A few days each week, Becky Whitham takes her two young children to and from school. As the Director of Strategy and Operations, Advancement, at University College London, she’s grateful for the flexibility to take short bits of time out of her busy workday to do school runs.
Whitham credits the hybrid work model adopted by the U.K. university in recent years with providing her and her co-workers the flexibility to work both from home and on campus. That model of working, she says, allows her to be better focused on and present for her job as well as her personal life.
“The pandemic proved to the world that people will continue to do their jobs at home and do them well,” Whitham says. “And I think we’re all better for it.”

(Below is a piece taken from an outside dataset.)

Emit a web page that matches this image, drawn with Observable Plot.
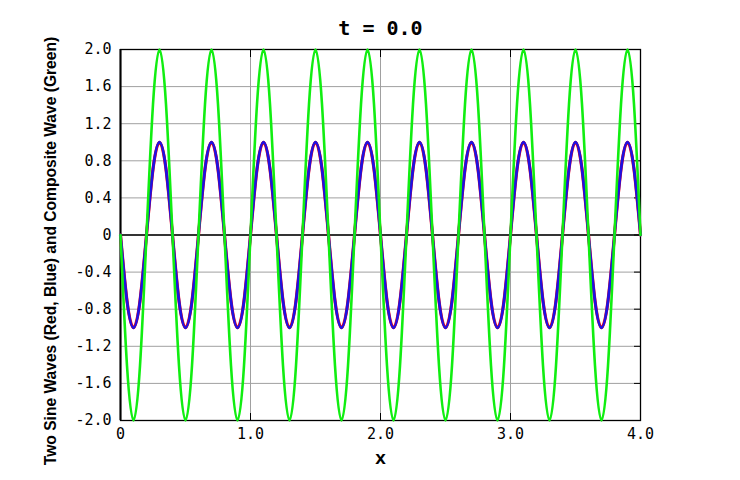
<!DOCTYPE html>
<html>
<head>
<meta charset="utf-8">
<script src="https://cdn.jsdelivr.net/npm/d3@7"></script>
<script src="https://cdn.jsdelivr.net/npm/@observablehq/plot@0.6"></script>
<style>
  html, body { margin: 0; padding: 0; background: #fff; }
  #chart { width: 740px; height: 480px; }
</style>
</head>
<body>
<div id="chart"></div>
<script>
const title = "t = 0.0";
const yLabel = "Two Sine Waves (Red, Blue) and Composite Wave (Green)";
const xLabel = "x";

const xValues = [
  0.00, 0.05, 0.10, 0.15, 0.20, 0.25, 0.30, 0.35, 0.40, 0.45,
  0.50, 0.55, 0.60, 0.65, 0.70, 0.75, 0.80, 0.85, 0.90, 0.95,
  1.00, 1.05, 1.10, 1.15, 1.20, 1.25, 1.30, 1.35, 1.40, 1.45,
  1.50, 1.55, 1.60, 1.65, 1.70, 1.75, 1.80, 1.85, 1.90, 1.95,
  2.00, 2.05, 2.10, 2.15, 2.20, 2.25, 2.30, 2.35, 2.40, 2.45,
  2.50, 2.55, 2.60, 2.65, 2.70, 2.75, 2.80, 2.85, 2.90, 2.95,
  3.00, 3.05, 3.10, 3.15, 3.20, 3.25, 3.30, 3.35, 3.40, 3.45,
  3.50, 3.55, 3.60, 3.65, 3.70, 3.75, 3.80, 3.85, 3.90, 3.95,
  4.00
];
const redValues = [
  0, -0.71, -1, -0.71, 0, 0.71, 1, 0.71,
  0, -0.71, -1, -0.71, 0, 0.71, 1, 0.71,
  0, -0.71, -1, -0.71, 0, 0.71, 1, 0.71,
  0, -0.71, -1, -0.71, 0, 0.71, 1, 0.71,
  0, -0.71, -1, -0.71, 0, 0.71, 1, 0.71,
  0, -0.71, -1, -0.71, 0, 0.71, 1, 0.71,
  0, -0.71, -1, -0.71, 0, 0.71, 1, 0.71,
  0, -0.71, -1, -0.71, 0, 0.71, 1, 0.71,
  0, -0.71, -1, -0.71, 0, 0.71, 1, 0.71,
  0, -0.71, -1, -0.71, 0, 0.71, 1, 0.71,
  0
];
const blueValues = [
  0, -0.71, -1, -0.71, 0, 0.71, 1, 0.71,
  0, -0.71, -1, -0.71, 0, 0.71, 1, 0.71,
  0, -0.71, -1, -0.71, 0, 0.71, 1, 0.71,
  0, -0.71, -1, -0.71, 0, 0.71, 1, 0.71,
  0, -0.71, -1, -0.71, 0, 0.71, 1, 0.71,
  0, -0.71, -1, -0.71, 0, 0.71, 1, 0.71,
  0, -0.71, -1, -0.71, 0, 0.71, 1, 0.71,
  0, -0.71, -1, -0.71, 0, 0.71, 1, 0.71,
  0, -0.71, -1, -0.71, 0, 0.71, 1, 0.71,
  0, -0.71, -1, -0.71, 0, 0.71, 1, 0.71,
  0
];
const greenValues = [
  0, -1.41, -2, -1.41, 0, 1.41, 2, 1.41,
  0, -1.41, -2, -1.41, 0, 1.41, 2, 1.41,
  0, -1.41, -2, -1.41, 0, 1.41, 2, 1.41,
  0, -1.41, -2, -1.41, 0, 1.41, 2, 1.41,
  0, -1.41, -2, -1.41, 0, 1.41, 2, 1.41,
  0, -1.41, -2, -1.41, 0, 1.41, 2, 1.41,
  0, -1.41, -2, -1.41, 0, 1.41, 2, 1.41,
  0, -1.41, -2, -1.41, 0, 1.41, 2, 1.41,
  0, -1.41, -2, -1.41, 0, 1.41, 2, 1.41,
  0, -1.41, -2, -1.41, 0, 1.41, 2, 1.41,
  0
];

const xTicks = [0, 1, 2, 3, 4];
const xTickLabels = ["0", "1.0", "2.0", "3.0", "4.0"];
const yTicks = [-2.0, -1.6, -1.2, -0.8, -0.4, 0, 0.4, 0.8, 1.2, 1.6, 2.0];
const yTickLabels = ["-2.0", "-1.6", "-1.2", "-0.8", "-0.4", "0", "0.4", "0.8", "1.2", "1.6", "2.0"];

const pts = (ys) => xValues.map((x, i) => ({x, y: ys[i]}));
const red = pts(redValues), blue = pts(blueValues), green = pts(greenValues);

const mono = "'DejaVu Sans Mono', 'Liberation Mono', monospace";
const sans = "'Liberation Sans', Arial, sans-serif";

const chart = Plot.plot({
  width: 740,
  height: 480,
  marginLeft: 120,
  marginRight: 100,
  marginTop: 49,
  marginBottom: 60,
  style: {background: "#fff", fontFamily: mono, fontSize: "15px", color: "#000"},
  x: {domain: [0, 4]},
  y: {domain: [-2, 2]},
  marks: [
    Plot.gridX(xTicks, {stroke: "#a0a0a0", strokeOpacity: 1, strokeWidth: 1}),
    Plot.gridY(yTicks, {stroke: "#a0a0a0", strokeOpacity: 1, strokeWidth: 1}),
    Plot.ruleY([0], {stroke: "#000", strokeWidth: 1.4}),
    // inward tick marks
    Plot.axisY(yTicks, {anchor: "right", tickSize: 7, insetRight: 7, text: null, label: null, stroke: "#000"}),
    Plot.axisX(xTicks, {anchor: "bottom", tickSize: 7, insetBottom: 7, text: null, label: null, stroke: "#000"}),
    Plot.axisX(xTicks, {anchor: "top", tickSize: 7, insetTop: 7, text: null, label: null, stroke: "#000"}),
    // tick labels
    Plot.axisY(yTicks, {anchor: "left", tickSize: 0, tickPadding: 9, tickFormat: (d, i) => yTickLabels[i], label: null, fontSize: 15, fill: "#000"}),
    Plot.axisX(xTicks, {anchor: "bottom", tickSize: 0, tickPadding: 8, tickFormat: (d, i) => xTickLabels[i], label: null, fontSize: 15, fill: "#000"}),
    Plot.frame({stroke: "#000", strokeWidth: 1.3}),
    Plot.ruleX([0], {stroke: "#000", strokeWidth: 2}),
    // series
    Plot.line(red, {x: "x", y: "y", stroke: "#ff0000", strokeWidth: 3.2, curve: "natural"}),
    Plot.line(blue, {x: "x", y: "y", stroke: "#2010e0", strokeWidth: 2.8, curve: "natural"}),
    Plot.line(green, {x: "x", y: "y", stroke: "#11ee11", strokeWidth: 2.6, curve: "natural"}),
    // title and labels
    Plot.text([title], {frameAnchor: "top", lineAnchor: "middle", dy: -21, text: d => d, fontFamily: mono, fontWeight: "bold", fontSize: 20, fill: "#000"}),
    Plot.text([xLabel], {frameAnchor: "bottom", lineAnchor: "middle", dy: 37, text: d => d, fontFamily: sans, fontWeight: "bold", fontSize: 19, fill: "#000"}),
    Plot.text([yLabel], {frameAnchor: "left", textAnchor: "middle", lineAnchor: "middle", dx: -70, dy: 16, rotate: -90, text: d => d, fontFamily: sans, fontWeight: "bold", fontSize: 15.6, fill: "#000"})
  ]
});
document.getElementById("chart").appendChild(chart);
</script>
</body>
</html>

As students, faculty, and staff began to return to campuses around the world in 2021, UCL brought staff back in an interim hybrid model in which employees were expected to work at least 40% of their time on-site. Early in 2022, after a series of listening sessions, university administrators reviewed the arrangement and issued new guidance that allowed for three categories of workers: on-site first (working more than 80% of time on-site); hybrid worker (working between 20% and 80% of time on-site, using an activity-led approach rather than a strict percentage baseline); and remote first (working less than 20% of time on-site).
“Having a university-approved framework is really helpful,” says Whitham. “That empowers departments to learn from one another with enough flexibility to institute what works best for different teams and individuals.”